Partial Motion to Dismiss pursuant to Federal Rule of Civil Procedure 12(b)(6), which seeks dismissal of claims arising before May 13, 2017. II. LEGAL STANDARDS Motion to Transfer – 28 U.S.C. § 1404(a) Pursuant to 28 U.S.C. § 1404(a), “[f]or the convenience of parties and witnesses, in the interest of justice, a district court may transfer any civil action to any other district or division where it might have been brought or to any district or division to which all parties have consented.” “In a motion to transfer venue pursuant to § 1404(a), the moving party bears the burden of showing, by a preponderance of the evidence, that transfer to another venue is proper.” Kimber v. Plus3 IT Sys., LLC, No. CV ELH-18-3046, 2019 WL 1518970, at *3 (D. Md. Apr. 5, 2019). “The decision whether to transfer is committed to the sound discretion of the trial court.” Mamani v. Bustamante, 547 F. Supp. 2d 465, 469 (D. Md. 2008). “Based on the statutory language, the standard for a § 1404(a) transfer can be distilled, as

follows: ‘(1) the transferee court must be a court in which the action could have been brought initially; (2) the transfer must be convenient to the parties and witnesses; and (3) the transfer must be in the interest of justice.’” Kimber, 2019 WL 1518970, at *3 (quoting Dow v.

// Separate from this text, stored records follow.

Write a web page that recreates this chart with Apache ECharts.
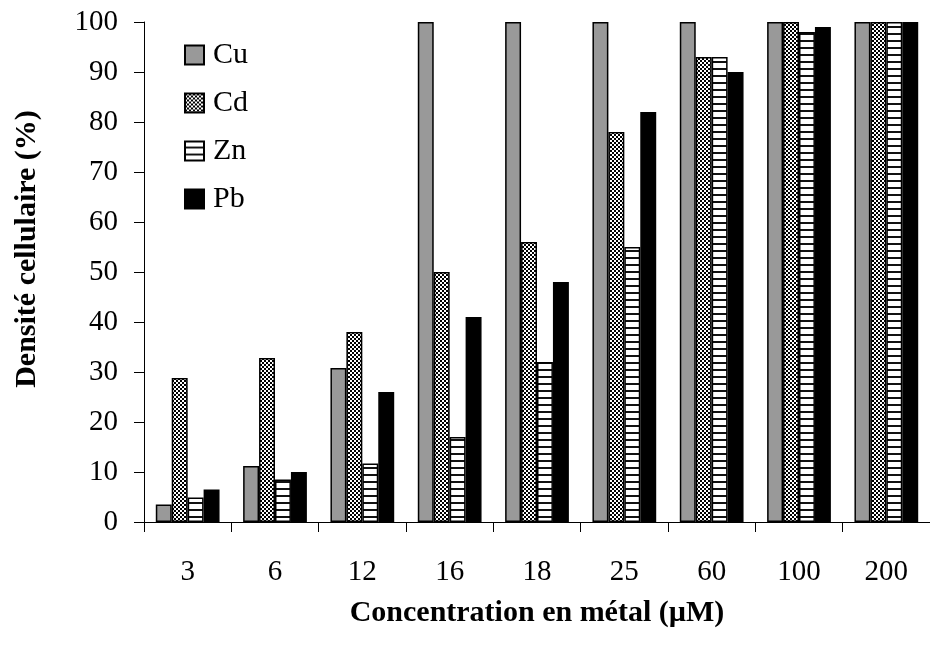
<!DOCTYPE html>
<html>
<head>
<meta charset="utf-8">
<script src="https://cdn.jsdelivr.net/npm/echarts@6/dist/echarts.min.js"></script>
<style>
  html, body { margin: 0; padding: 0; background: #fff; }
  #chart { width: 930px; height: 657px; }
</style>
</head>
<body>
<div id="chart"></div>
<script>
var categories = ['3', '6', '12', '16', '18', '25', '60', '100', '200'];
var cu = [3.5, 11.2, 30.8, 100, 100, 100, 100, 100, 100];
var cd = [28.8, 32.8, 38, 50, 56, 78, 93, 100, 100];
var zn = [4.9, 8.5, 11.7, 17, 32, 55, 93, 98, 100];
var pb = [6.5, 10, 26, 41, 48, 82, 90, 99, 100];

var font = '"Liberation Serif", "Times New Roman", serif';

// checker pattern for Cd
function makeChecker() {
  var c = document.createElement('canvas');
  c.width = 4; c.height = 4;
  var ctx = c.getContext('2d');
  ctx.fillStyle = '#fff';
  ctx.fillRect(0, 0, 4, 4);
  ctx.fillStyle = '#000';
  ctx.fillRect(0, 0, 2, 2);
  ctx.fillRect(2, 2, 2, 2);
  return c;
}

// horizontal stripes for Zn
function makeStripes() {
  var c = document.createElement('canvas');
  c.width = 4; c.height = 7;
  var ctx = c.getContext('2d');
  ctx.fillStyle = '#fff';
  ctx.fillRect(0, 0, 4, 7);
  ctx.fillStyle = '#111';
  ctx.fillRect(0, 5, 4, 2);
  return c;
}

var chart = echarts.init(document.getElementById('chart'));

function bar(name, data, color) {
  return {
    name: name,
    type: 'bar',
    data: data,
    barGap: '0%',
    barCategoryGap: '27%',
    itemStyle: { color: color, borderColor: '#000', borderWidth: 1.5 }
  };
}

var option = {
  animation: false,
  backgroundColor: '#fff',
  grid: { left: 144, top: 22, right: -8, bottom: 135 },
  legend: {
    orient: 'vertical',
    left: 179,
    top: 35,
    itemWidth: 19,
    itemHeight: 19,
    itemGap: 18,
    icon: 'rect',
    textStyle: { fontFamily: font, fontSize: 30, color: '#000', padding: [0, 0, 0, 4] },
    data: ['Cu', 'Cd', 'Zn', 'Pb']
  },
  xAxis: {
    type: 'category',
    data: categories,
    name: 'Concentration en métal (µM)',
    nameLocation: 'middle',
    nameGap: 76,
    nameTextStyle: { fontFamily: font, fontSize: 30, fontWeight: 'bold', color: '#000' },
    axisLine: { lineStyle: { color: '#000', width: 1 } },
    axisTick: { show: true, length: 10, lineStyle: { color: '#000' } },
    axisLabel: { fontFamily: font, fontSize: 29, color: '#000', margin: 36 }
  },
  yAxis: {
    type: 'value',
    min: 0,
    max: 100,
    interval: 10,
    name: 'Densité cellulaire (%)',
    nameLocation: 'middle',
    nameGap: 102,
    nameTextStyle: { fontFamily: font, fontSize: 30, fontWeight: 'bold', color: '#000', padding: [0, 0, 0, 46] },
    axisLine: { show: true, lineStyle: { color: '#000', width: 1 } },
    axisTick: { show: true, length: 10, lineStyle: { color: '#000' } },
    axisLabel: { fontFamily: font, fontSize: 29, color: '#000', margin: 26 },
    splitLine: { show: false }
  },
  series: [
    bar('Cu', cu, '#999999'),
    bar('Cd', cd, { image: makeChecker(), repeat: 'repeat' }),
    bar('Zn', zn, { image: makeStripes(), repeat: 'repeat' }),
    bar('Pb', pb, '#000000')
  ]
};

chart.setOption(option);
</script>
</body>
</html>
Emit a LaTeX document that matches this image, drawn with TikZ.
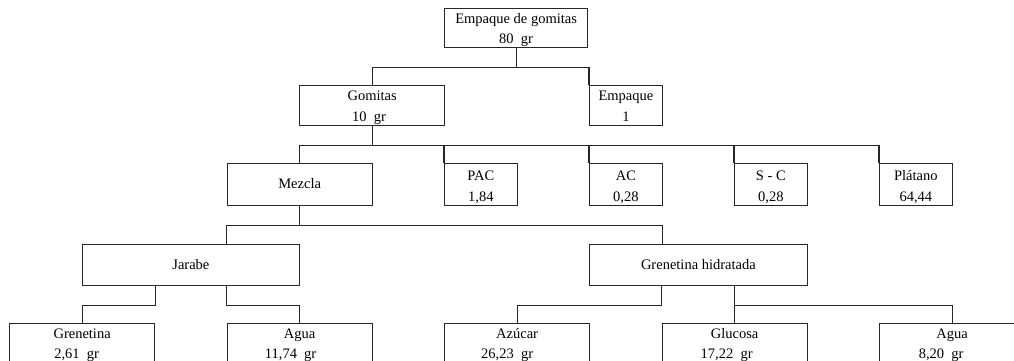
\documentclass[tikz,border=0pt]{standalone}
\usepackage{fontspec}
\setmainfont{Liberation Serif}
\newcommand\fsz{\fontsize{14.5}{17}\selectfont}
\begin{document}
\begin{tikzpicture}[x=1pt,y=-1pt,
  bx/.style={draw=black!85, line width=1.25pt, inner sep=0pt, anchor=north west},
  ln/.style={draw=black!85, line width=1.25pt},
  tx/.style={font=\fsz, anchor=base, inner sep=0pt, text=black}]
\useasboundingbox (0,0) rectangle (1014,361);
\clip (0,0) rectangle (1014,361);
% boxes
\node[bx,minimum width=143pt,minimum height=39pt] (top) at (444,8) {};
\node[bx,minimum width=145pt,minimum height=40pt] (gom) at (299,85) {};
\node[bx,minimum width=72.5pt,minimum height=40pt] (emp) at (589,85) {};
\node[bx,minimum width=145pt,minimum height=42pt] (mez) at (226.5,163) {};
\node[bx,minimum width=72.5pt,minimum height=42pt] (pac) at (444,163) {};
\node[bx,minimum width=72.5pt,minimum height=42pt] (ac) at (589,163) {};
\node[bx,minimum width=72.5pt,minimum height=42pt] (sc) at (734,163) {};
\node[bx,minimum width=72.5pt,minimum height=42pt] (pla) at (879,163) {};
\node[bx,minimum width=217.5pt,minimum height=41pt] (jar) at (81.5,244) {};
\node[bx,minimum width=217.5pt,minimum height=41pt] (gh) at (589,244) {};
\node[bx,minimum width=145pt,minimum height=60pt] (gre) at (9,323) {};
\node[bx,minimum width=145pt,minimum height=60pt] (ag1) at (226.5,323) {};
\node[bx,minimum width=145pt,minimum height=60pt] (azu) at (444,323) {};
\node[bx,minimum width=145pt,minimum height=60pt] (glu) at (661.5,323) {};
\node[bx,minimum width=145pt,minimum height=60pt] (ag2) at (879,323) {};
% connectors
\draw[ln] (top.south) -- ++(0,19) coordinate (j1);
\draw[ln] (j1) -| (gom.north);
\draw[ln] (j1) -| (emp.north west);
\draw[ln] (gom.south) -- ++(0,19) coordinate (j2);
\draw[ln] (j2) -| (mez.north);
\draw[ln] (j2) -| (pac.north west);
\draw[ln] (j2) -| (ac.north west);
\draw[ln] (j2) -| (sc.north west);
\draw[ln] (j2) -| (pla.north west);
\draw[ln] (mez.south) -- ++(0,19) coordinate (j3);
\draw[ln] (j3) -| (mez.west |- jar.north);
\draw[ln] (j3) -| (ac.east |- gh.north);
\draw[ln] (gre.east |- jar.south) -- ++(0,19) -| (gre.north);
\draw[ln] (ag1.west |- jar.south) -- ++(0,19) -| (ag1.north);
\draw[ln] (glu.west |- gh.south) -- ++(0,19) -| (azu.north);
\draw[ln] (glu.north |- gh.south) -- ++(0,19) coordinate (j5) -- (glu.north);
\draw[ln] (j5) -| (ag2.north);
% texts
\node[tx] at ([yshift=-15.5pt]top.north) {Empaque de gomitas};
\node[tx] at ([yshift=-35.5pt]top.north) {80~~gr};
\node[tx] at ([yshift=-15.5pt]gom.north) {Gomitas};
\node[tx] at ([yshift=-36pt,xshift=-3pt]gom.north) {10~~gr};
\node[tx] at ([yshift=-15.5pt]emp.north) {Empaque};
\node[tx] at ([yshift=-36pt]emp.north) {1};
\node[tx] at ([yshift=-25.5pt]mez.north) {Mezcla};
\node[tx] at ([yshift=-17pt]pac.north) {PAC};
\node[tx] at ([yshift=-38pt]pac.north) {1,84};
\node[tx] at ([yshift=-17pt]ac.north) {AC};
\node[tx] at ([yshift=-38pt]ac.north) {0,28};
\node[tx] at ([yshift=-17pt]sc.north) {S - C};
\node[tx] at ([yshift=-38pt]sc.north) {0,28};
\node[tx] at ([yshift=-17pt]pla.north) {Plátano};
\node[tx] at ([yshift=-38pt]pla.north) {64,44};
\node[tx] at ([yshift=-25.5pt]jar.north) {Jarabe};
\node[tx] at ([yshift=-25.5pt]gh.north) {Grenetina hidratada};
\node[tx] at ([yshift=-15pt]gre.north) {Grenetina};
\node[tx] at ([yshift=-35pt,xshift=-5.5pt]gre.north) {2,61~~gr};
\node[tx] at ([yshift=-15pt]ag1.north) {Agua};
\node[tx] at ([yshift=-35pt,xshift=-9pt]ag1.north) {11,74~~gr};
\node[tx] at ([yshift=-15pt]azu.north) {Azúcar};
\node[tx] at ([yshift=-35pt,xshift=-10pt]azu.north) {26,23~~gr};
\node[tx] at ([yshift=-15pt]glu.north) {Glucosa};
\node[tx] at ([yshift=-35pt,xshift=-8pt]glu.north) {17,22~~gr};
\node[tx] at ([yshift=-15pt]ag2.north) {Agua};
\node[tx] at ([yshift=-35pt,xshift=-11pt]ag2.north) {8,20~~gr};
\end{tikzpicture}
\end{document}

Jones, 232 F. Supp. 2d 491, 499 (D. Md. 2002)). “In reviewing a motion to transfer, [the] [c]ourt may consider evidence outside the pleadings.” Siemens Energy, Inc. v. CSX Transp., Inc., No. RDB-15-1072, 2016 WL 1059261, at *2 n.2 (D. Md. Mar. 17, 2016); see also Ancient Sun Nutrition, Inc. v. Oregon Algae, LLC, No. 1:10cv140, 2010 WL 3719503, at *1 (W.D.N.C. Sept. 17, 2010) (“Unlike a Rule 12(b) motion, which is limited to facts contained in the Complaint, a motion to transfer allows for review of materials submitted outside the pleadings”). Motion to Dismiss – Federal Rule of Civil Procedure 12(b)(6)

“‘The purpose of Rule 12(b)(6) is to test the sufficiency of a complaint’ and not to ‘resolve contests surrounding the facts, the merits of a claim, or the applicability of defenses.’” Presley v. City of Charlottesville, 464 F.3d 480, 483 (4th Cir. 2006) (quoting Edwards v. City of Goldsboro, 178 F.3d 231, 243 (4th Cir. 1999)).